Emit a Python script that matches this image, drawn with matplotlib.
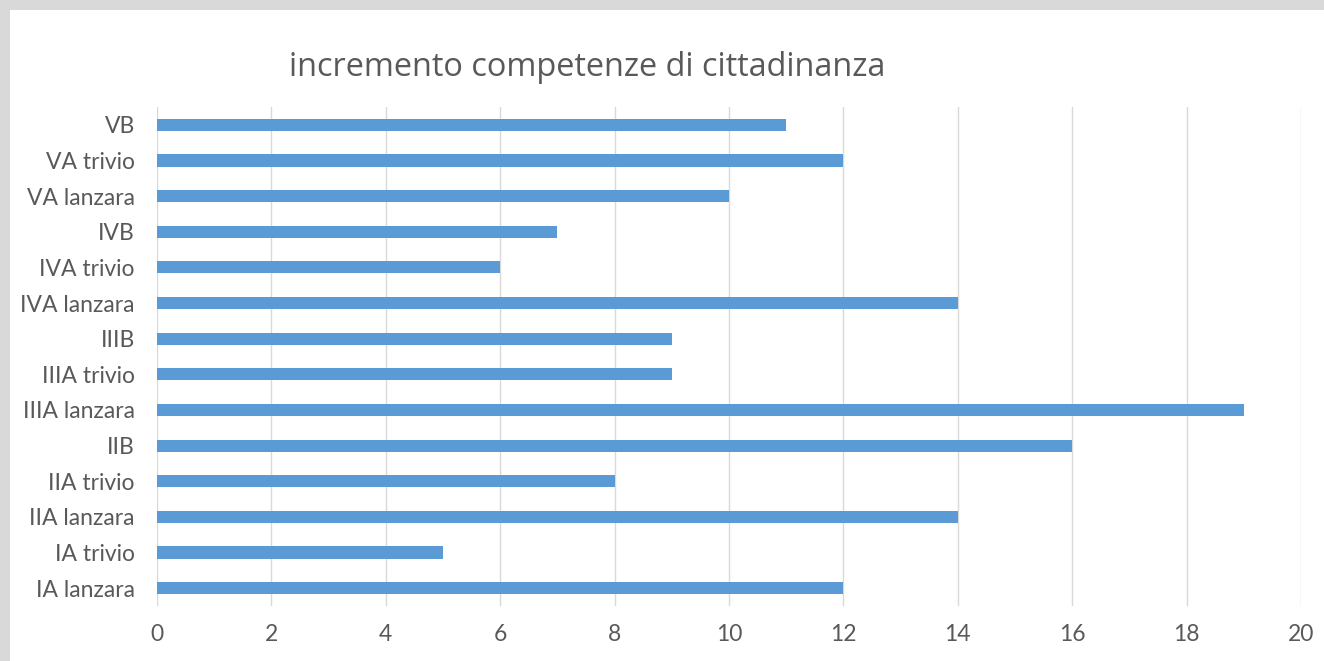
import matplotlib
matplotlib.use("Agg")
import matplotlib.pyplot as plt
from matplotlib.patches import Rectangle

categories = ["IA lanzara", "IA trivio", "IIA lanzara", "IIA trivio", "IIB",
              "IIIA lanzara", "IIIA trivio", "IIIB", "IVA lanzara", "IVA trivio",
              "IVB", "VA lanzara", "VA trivio", "VB"]
values = [12, 5, 14, 8, 16, 19, 9, 9, 14, 6, 7, 10, 12, 11]
xticks = [0, 2, 4, 6, 8, 10, 12, 14, 16, 18, 20]
title = "incremento competenze di cittadinanza"

W, H = 1324, 661
fig = plt.figure(figsize=(W / 100, H / 100), dpi=100)
fig.patch.set_facecolor("#d9d9d9")
bg = Rectangle((10 / W, 0), 1, (H - 10) / H, transform=fig.transFigure,
               facecolor="white", edgecolor="none", zorder=-10)
fig.patches.append(bg)

ax = fig.add_axes([157 / W, 1 - 606 / H, (1301 - 157) / W, (606 - 107) / H])
ax.set_zorder(1)
ax.set_facecolor("none")
y = list(range(len(categories)))
ax.barh(y, values, height=0.34, color="#5b9bd5", zorder=3)
ax.set_ylim(-0.5, len(categories) - 0.5)
ax.set_xlim(0, 20)
ax.set_xticks(xticks)
ax.set_yticks(y)
ax.set_yticklabels(categories)
ax.grid(axis="x", color="#d9d9d9", linewidth=1.0, zorder=0)
for s in ax.spines.values():
    s.set_visible(False)
ax.tick_params(axis="both", length=0, colors="#595959", labelsize=16.5)
ax.tick_params(axis="y", pad=16)
ax.tick_params(axis="x", pad=13)
for lab in ax.get_xticklabels() + ax.get_yticklabels():
    lab.set_fontfamily(["Lato", "DejaVu Sans"])

fig.text(587 / W, 1 - 67 / H, title, ha="center", va="center",
         fontsize=23.4, color="#595959", family=["Open Sans", "DejaVu Sans"])

fig.savefig("out.png", dpi=100, facecolor=fig.get_facecolor())
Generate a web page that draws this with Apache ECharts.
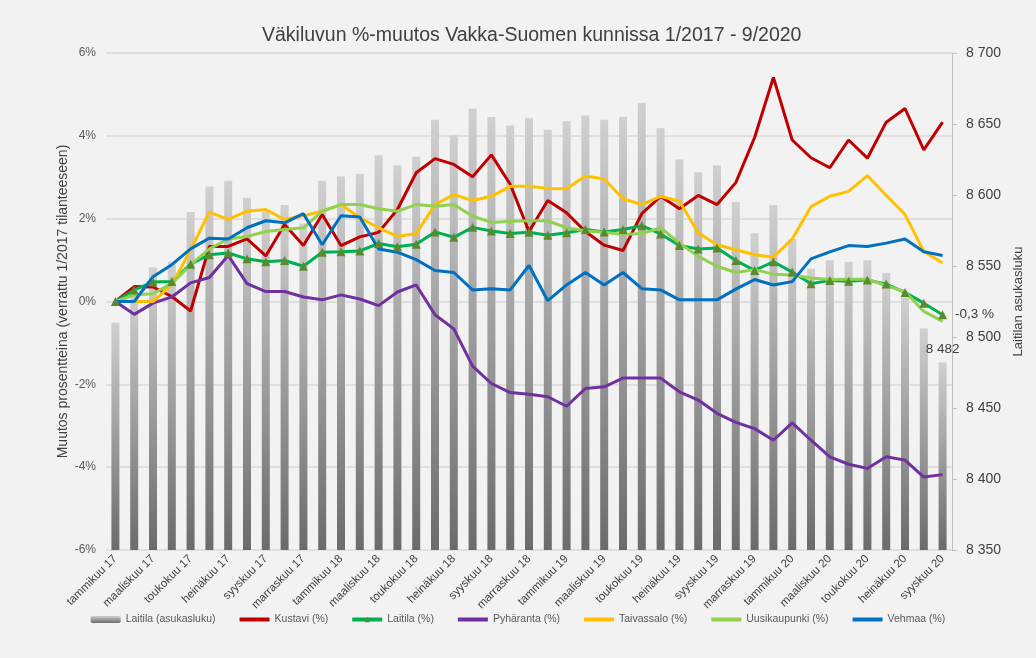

- Requirements -
Restate the material word for word from its first line through the line containing "fig.patches.append(bg)", both included; the pictures do not belong in it.

- Right answer -
Emit a Python script that matches this image, drawn with matplotlib.
import matplotlib
matplotlib.use("Agg")
import matplotlib.pyplot as plt
from matplotlib.patches import Rectangle

categories = ["IA lanzara", "IA trivio", "IIA lanzara", "IIA trivio", "IIB",
              "IIIA lanzara", "IIIA trivio", "IIIB", "IVA lanzara", "IVA trivio",
              "IVB", "VA lanzara", "VA trivio", "VB"]
values = [12, 5, 14, 8, 16, 19, 9, 9, 14, 6, 7, 10, 12, 11]
xticks = [0, 2, 4, 6, 8, 10, 12, 14, 16, 18, 20]
title = "incremento competenze di cittadinanza"

W, H = 1324, 661
fig = plt.figure(figsize=(W / 100, H / 100), dpi=100)
fig.patch.set_facecolor("#d9d9d9")
bg = Rectangle((10 / W, 0), 1, (H - 10) / H, transform=fig.transFigure,
               facecolor="white", edgecolor="none", zorder=-10)
fig.patches.append(bg)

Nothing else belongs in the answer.